Montag, 15. Februar 2010

Der kurze schwarze Blick

Vor Beginn des Films fährt er noch kurz mit der Fingerkuppe über ein Fassbinderbüchlein, fasst sich ins graue, gepflegte Haar und rückt sich anschließend die Brille zurecht. Er ist der perfekte Berlinale-Besucher mit Cord Jacket und ohne aufgeregt wippendes Bein.

Das Licht geht aus.

'L'Indigène D'Eurasie" (nicht ganz falsch, aber doch den Kern des Films verfehlend als "Eastern Drift" übersetzt) nimmt seinen Anfang. Die monotone Erzählstimme aus dem Off, die sich erst wieder am Schluss einschalten wird, und die dröge aneinander klatschenden Wellen sind tongebend: "Vielleicht gibt es diese Geschichte", scheint uns ein behäbig dahin gleitendes Schiff zu sagen, "aber ich könnte auch eine andere erzählen."

Die Figuren nämlich, die sich immer nur kurz in einem anderen nackten Körper vergraben, und dann wieder fliehen, gen Westen, gen Osten, den Geliebten nach - doch allesamt in die Dunkelheit, sie sind nur Symbolträger einer Gesellschaft, in der die Anhaltspunkte und Sicherheiten abhanden gekommen sind. Deswegen verzichtet der Regisseur Sharunas Bartas auf eine genaue Handlungsführung, verlässt sich auf kurze Momentaufnahmen und schafft so ein Mosaik der Heimatlosigkeit, dem alle zu entkommen versuchen. Paris, Litauen und Moskau sind die Schauplätze dieser Fluchtversuche, die schon vorab zum Scheitern verurteilt zu sein scheinen. Zu schwermütig ist Gena, der Drogendealer, der nur noch einen letzten Deal plant; zu illoyal seine Partner; zu verzweifelt seine beiden schönen Freundinnen. Und so wird der Wunsch nach einem anderen, besseren Leben unausweichlich zum blutigen, aussichtslosen Alptraum; eine Spirale aus schlechten Entscheidungen, die der Antiheld des Films so emotionslos und resigniert hinnimmt wie dann am Schluss sein eigenes Ende.

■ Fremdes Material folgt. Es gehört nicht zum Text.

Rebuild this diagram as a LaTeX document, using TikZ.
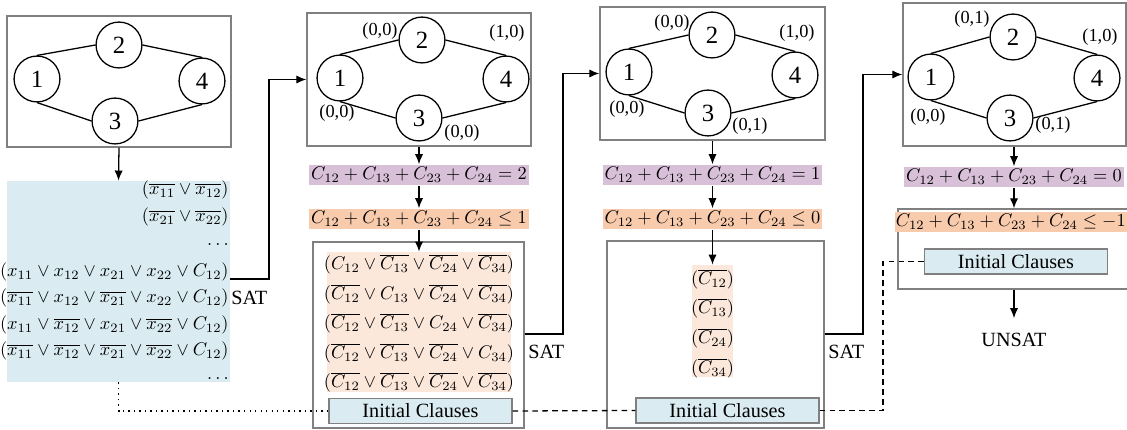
\documentclass[tikz,border=0pt]{standalone}
\usepackage[no-math]{fontspec}
\setmainfont{Liberation Serif}
\usetikzlibrary{arrows.meta,fit}
\definecolor{blueF}{RGB}{218,236,242}
\definecolor{purpF}{RGB}{216,193,216}
\definecolor{orgF}{RGB}{249,203,173}
\definecolor{lorgF}{RGB}{252,232,219}
\definecolor{boxgray}{RGB}{128,128,128}
\begin{document}
\begin{tikzpicture}[x=0.545pt,y=-0.545pt,
  gnode/.style={circle,draw,line width=0.7pt,minimum size=25pt,inner sep=0pt,font=\fontsize{13.5}{15}\selectfont},
  gedge/.style={line width=0.7pt},
  panel/.style={draw=boxgray,line width=0.7pt,inner sep=0pt},
  lbl/.style={font=\fontsize{10}{12}\selectfont,inner sep=0pt},
  eqp/.style={fill=purpF,inner xsep=1pt,inner ysep=1.5pt},
  eqo/.style={fill=orgF,inner xsep=1pt,inner ysep=1.5pt},
  rowr/.style={anchor=base east,inner sep=0pt},
  rowc/.style={anchor=base,inner sep=0pt},
  initbox/.style={fill=blueF,draw=boxgray,line width=0.7pt,inner sep=0pt,
    minimum width=99.7pt,minimum height=13.6pt,font=\fontsize{11}{13}\selectfont},
  txt/.style={font=\fontsize{11}{13}\selectfont,inner sep=0pt},
  conn/.style={line width=0.7pt},
  arr/.style={line width=0.7pt,-{Latex[length=5.5pt,width=4.5pt]}},
  dsh/.style={line width=0.7pt,dash pattern=on 3pt off 2.4pt},
  dtt/.style={line width=0.8pt,dash pattern=on 0.8pt off 2.2pt}
]
\useasboundingbox (0,0) rectangle (1127,430);
\clip (0,0) rectangle (1127,430);

% ---------- Panel 1 ----------
\node[panel,fit={(7,16) (231,147)}] (p1) {};
\node[gnode] (a1) at (37,79) {1};
\node[gnode] (a2) at (119,45) {2};
\node[gnode] (a3) at (115,121) {3};
\node[gnode] (a4) at (202,81) {4};
\draw[gedge] (a1.north) -- (a2.west);
\draw[gedge] (a2.east) -- (a4.north);
\draw[gedge] (a1.south) -- (a3.west);
\draw[gedge] (a3.east) -- (a4.south);

\node[fit={(7,181) (230,382)},fill=blueF,inner sep=0pt] (cl1) {};
\node[rowr] (r11) at (229,195) {$(\overline{x_{11}}\vee\overline{x_{12}})$};
\node[rowr] (r12) at (229,222) {$(\overline{x_{21}}\vee\overline{x_{22}})$};
\node[rowr] (r13) at (229,246) {$\dots$};
\node[rowr] (r14) at (229,277) {$(x_{11}\vee x_{12}\vee x_{21}\vee x_{22}\vee C_{12})$};
\node[rowr] (r15) at (229,303) {$(\overline{x_{11}}\vee x_{12}\vee\overline{x_{21}}\vee x_{22}\vee C_{12})$};
\node[rowr] (r16) at (229,330) {$(x_{11}\vee\overline{x_{12}}\vee x_{21}\vee\overline{x_{22}}\vee C_{12})$};
\node[rowr] (r17) at (229,356) {$(\overline{x_{11}}\vee\overline{x_{12}}\vee\overline{x_{21}}\vee\overline{x_{22}}\vee C_{12})$};
\node[rowr] (r18) at (229,380) {$\dots$};
\draw[arr] (p1.south) -- (cl1.north);

% ---------- Panel 2 ----------
\node[panel,fit={(307,13) (531,146)}] (p2) {};
\node[gnode] (b1) at (340,78) {1};
\node[gnode] (b2) at (422,40) {2};
\node[gnode] (b3) at (419,118) {3};
\node[gnode] (b4) at (506,79) {4};
\draw[gedge] (b1.north) -- (b2.west);
\draw[gedge] (b2.east) -- (b4.north);
\draw[gedge] (b1.south) -- (b3.west);
\draw[gedge] (b3.east) -- (b4.south);
\node[lbl] (lb2) at (380,31) {(0,0)};
\node[lbl] (lb4) at (507,33) {(1,0)};
\node[lbl] (lb1) at (337,113) {(0,0)};
\node[lbl] (lb3) at (462,133) {(0,0)};

\node[eqp] (e2) at (419,175) {$C_{12}+C_{13}+C_{23}+C_{24}=2$};
\node[eqo] (f2) at (419,219) {$C_{12}+C_{13}+C_{23}+C_{24}\le 1$};
\node[panel,fit={(313,242) (524,428)}] (o2) {};
\node[fit={(327,252) (511,392)},fill=lorgF,inner sep=0pt] (cl2) {};
\node[rowc] (r21) at (419,270) {$(C_{12}\vee\overline{C_{13}}\vee\overline{C_{24}}\vee\overline{C_{34}})$};
\node[rowc] (r22) at (419,300) {$(\overline{C_{12}}\vee C_{13}\vee\overline{C_{24}}\vee\overline{C_{34}})$};
\node[rowc] (r23) at (419,329) {$(\overline{C_{12}}\vee\overline{C_{13}}\vee C_{24}\vee\overline{C_{34}})$};
\node[rowc] (r24) at (419,359) {$(\overline{C_{12}}\vee\overline{C_{13}}\vee\overline{C_{24}}\vee C_{34})$};
\node[rowc] (r25) at (419,388) {$(\overline{C_{12}}\vee\overline{C_{13}}\vee\overline{C_{24}}\vee\overline{C_{34}})$};
\node[initbox] (i2) at (420.5,411) {Initial Clauses};
\draw[arr] (p2.south) -- (e2.north);
\draw[arr] (e2.south) -- (f2.north);
\draw[arr] (f2.south) -- (cl2.north);

% ---------- Panel 3 ----------
\node[panel,fit={(600,7) (825,140)}] (p3) {};
\node[gnode] (c1) at (629,72) {1};
\node[gnode] (c2) at (712,35) {2};
\node[gnode] (c3) at (708,113) {3};
\node[gnode] (c4) at (795,75) {4};
\draw[gedge] (c1.north) -- (c2.west);
\draw[gedge] (c2.east) -- (c4.north);
\draw[gedge] (c1.south) -- (c3.west);
\draw[gedge] (c3.east) -- (c4.south);
\node[lbl] (lc2) at (672,23) {(0,0)};
\node[lbl] (lc4) at (797,33) {(1,0)};
\node[lbl] (lc1) at (627,109) {(0,0)};
\node[lbl] (lc3) at (750,126) {(0,1)};

\node[eqp] (e3) at (712.5,175) {$C_{12}+C_{13}+C_{23}+C_{24}=1$};
\node[eqo] (f3) at (712.5,219) {$C_{12}+C_{13}+C_{23}+C_{24}\le 0$};
\node[panel,fit={(607,241) (824,428)}] (o3) {};
\node[fit={(692,265) (733,377)},fill=lorgF,inner sep=0pt] (cl3) {};
\node[rowc] (r31) at (712.5,285) {$(\overline{C_{12}})$};
\node[rowc] (r32) at (712.5,314) {$(\overline{C_{13}})$};
\node[rowc] (r33) at (712.5,344) {$(\overline{C_{24}})$};
\node[rowc] (r34) at (712.5,374) {$(\overline{C_{34}})$};
\node[initbox] (i3) at (727.5,410.5) {Initial Clauses};
\draw[arr] (p3.south) -- (e3.north);
\draw[arr] (e3.south) -- (f3.north);
\draw[arr] (f3.south) -- (cl3.north);

% ---------- Panel 4 ----------
\node[panel,fit={(903,3) (1126,146)}] (p4) {};
\node[gnode] (d1) at (931,77) {1};
\node[gnode] (d2) at (1013,37) {2};
\node[gnode] (d3) at (1010,118) {3};
\node[gnode] (d4) at (1097,78) {4};
\draw[gedge] (d1.north) -- (d2.west);
\draw[gedge] (d2.east) -- (d4.north);
\draw[gedge] (d1.south) -- (d3.west);
\draw[gedge] (d3.east) -- (d4.south);
\node[lbl] (ld2) at (972,19) {(0,1)};
\node[lbl] (ld4) at (1100,37) {(1,0)};
\node[lbl] (ld1) at (928,117) {(0,0)};
\node[lbl] (ld3) at (1053,125) {(0,1)};

\node[eqp] (e4) at (1014,177) {$C_{12}+C_{13}+C_{23}+C_{24}=0$};
\node[panel,fit={(898,209) (1140,289)}] (o4) {};
\node[eqo,anchor=east,inner xsep=0.5pt] (f4) at (1127,222) {$C_{12}+C_{13}+C_{23}+C_{24}\le -1$};
\node[initbox] (i4) at (1016,261.5) {Initial Clauses};
\node[txt,inner ysep=8pt] (unsat) at (1014,340) {UNSAT};
\draw[arr] (p4.south -| e4.north) -- (e4.north);
\draw[arr] (e4.south) -- (e4.south |- o4.north);
\draw[arr] (e4.south |- o4.south) -- (unsat.north);

% ---------- SAT connectors ----------
\coordinate (k1) at (269,279);
\coordinate (k2) at (563,334);
\coordinate (k3) at (863,334);
\draw[arr] (cl1.east |- k1) -- (k1) |- (p2.west);
\draw[arr] (o2.east |- k2) -- (k2) |- (p3.west);
\draw[arr] (o3.east |- k3) -- (k3) |- (p4.west);
\node[txt,anchor=west] (sat1) at (231,298) {SAT};
\node[txt,anchor=west] (sat2) at (528,352) {SAT};
\node[txt,anchor=west] (sat3) at (828,352) {SAT};

% ---------- Initial-clause links ----------
\coordinate (k4) at (883,330);
\draw[dtt] (cl1.south) |- (i2.west);
\draw[dsh] (i2.east) -- (i3.west);
\draw[dsh] (i3.east) -| (k4) |- (i4.west);
\end{tikzpicture}
\end{document}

Irgendwann in der Mitte des Films, als die russische Freundin Gefahr läuft, von zwei betrunkenen Kerlen belästigt zu werden, platzt dem perfekten Berlinale-Besucher neben mir der plötzlich der Kragen und er flüstert: "Die sind ja noch schlimmer als die Türken" etwas lauter, als beabsichtigt. Dass ist jetzt also auch Berlinale, denk ich mir. Der Normalo, der nur aus Prinzip nicht NPD wählen würde, schiebt halt seinen widerlichen Arsch in die gleichen Sessel wie Di Caprio (Fresse) und Dieter Kosslick. Jetzt schwafelt er mit fauligem Atem etwas von "Gegen die Wand" - er hat bestimmt für jedes überholte Klischee nen Film parat; vielleicht sein einziger Grund, Cineast zu spielen: die Untermauerung einer Weltanschauung, für nur 7 Euro.


Vor mir auf der Leinwand eine Panoramaaufnahme von Paris, dann eine von Moskau und schließlich eine von Litauen - sie wirken wie die Anfänge eines neuen und immer gleichen Kapitels, ein einziges Welt - und gleichzeitig Stimmungsbild - groß, dreckig, gefräßig. Auch Berlin ließe sich problemlos einreihen, denke ich, aus dem Kino in die Kälte fallend. Auch hier könnten Bartas' Figuren - L'Indigènes D'Eurasie: die Ureinwohner zweier Kontinente, überall zu finden und nirgendwo daheim - umherirren. Man würde sie nicht erkennen - vielleicht, weil man ihnen selbst schon zu sehr ähnelt. Der Moloch kriegt uns alle.